Last week I went to the ‘Baby Loss Hour Live’ event. This was a meeting up of lots of people who are active on social media in relation to baby loss and are parents who have lost babies. Everything about this group is brilliant in my view; it’s inclusive, sensitive, open, non-judgemental, honest and supportive. And its run and chaired by the marvellous Jess who runs the blog #legacyofleo which she started after the loss of her son Leo, a few years ago.
One of the key topics of the night was ‘Legacy’ and it got us all talking on the topic and me thinking again about this idea of ‘continuous bond’, which I’ve written about before. This is what the song ‘I Can Love You From Here’ is actually about. It’s an expression of the limitless love that I have for my child which will always continue, even though Liberty’s is gone.
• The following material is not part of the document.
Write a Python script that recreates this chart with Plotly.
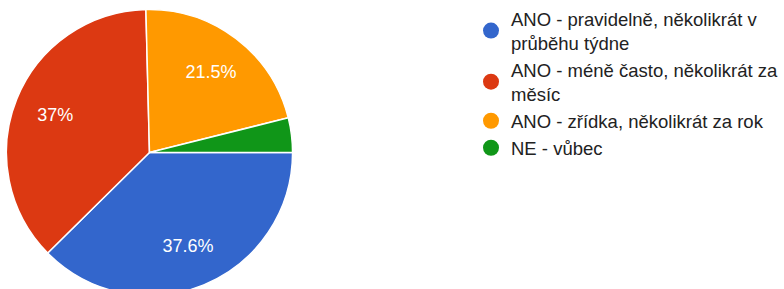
import plotly.graph_objects as go

labels = ["ANO - pravidelně, několikrát v<br>průběhu týdne",
          "ANO - méně často, několikrát za<br>měsíc",
          "ANO - zřídka, několikrát za rok",
          "NE - vůbec"]
values = [37.6, 37.0, 21.5, 3.9]
colors = ["#3366cc", "#dc3912", "#ff9900", "#109618"]
show_text = ["%{percent}", "%{percent}", "%{percent}", ""]

W, H = 784, 300
pie_top, pie_bottom = 7, 298
R = (pie_bottom - pie_top) / 2
cx = 152
dom = dict(x=[(cx - R) / W, (cx + R) / W],
           y=[(H - pie_bottom) / H, (H - pie_top) / H])

fig = go.Figure()
# coloured pie
fig.add_trace(go.Pie(
    values=values, labels=labels, sort=False, direction="clockwise", rotation=90,
    marker=dict(colors=colors, line=dict(color="white", width=1.5)),
    textinfo="none", showlegend=False, hoverinfo="skip", domain=dom,
))
# transparent overlay carrying the percentage labels
fig.add_trace(go.Pie(
    values=values, labels=labels, sort=False, direction="clockwise", rotation=90,
    hole=0.42,
    marker=dict(colors=["rgba(0,0,0,0)"] * len(values), line=dict(width=0)),
    texttemplate=show_text, textposition="inside", insidetextorientation="horizontal",
    textfont=dict(color="white", size=18, family="Liberation Sans"),
    showlegend=False, hoverinfo="skip", domain=dom,
))
for lab, col in zip(labels, colors):
    fig.add_trace(go.Scatter(x=[None], y=[None], mode="markers", name=lab,
                             marker=dict(symbol="circle", size=16, color=col)))

fig.update_layout(
    width=W, height=H, margin=dict(l=0, r=0, t=0, b=0),
    paper_bgcolor="white", plot_bgcolor="white",
    xaxis=dict(visible=False), yaxis=dict(visible=False),
    legend=dict(x=479 / W, y=1, xanchor="left", yanchor="top",
                font=dict(size=18.5, color="#222222", family="Liberation Sans"),
                bgcolor="rgba(0,0,0,0)"),
)
fig.write_html("out.html", config={"displayModeBar": False},
               post_script="document.body.style.margin='0';")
We parents of babies who are gone, need to retain our bond with them and it is a healthy and positive thing. We need to use their names and to continue to speak of them and celebrate their lives, however brief. Because they were here and they were real and they were and always will be, our children. When I wrote the song, about ten weeks after Liberty had died, I felt a real sense of relief – like I had cracked some code. I realised that I can always love her and that I must speak her name every chance I get, even though others may feel confronted by the fact of life and death. Her life and death is a reality, and my love and respect for my child will always be more important than any stranger, or indeed friend’s, discomfort when coming into this topic.
Over time, I have come to realise that Liberty’s legacy is so very many things. It’s everything she has taught me. It’s the strength and love that she has embedded into this family of five. It is the song that I wrote for her and, I hope, the love that the song will spread wherever it goes. The song is about love’s triumph over grief. Because grief is incredibly hard, but in the end, love is stronger, and the love that Liberty left behind has made us all strong. It is a strength filled with, and fuelled by love. I hope that all parents who lose their children can find a way to feel the same.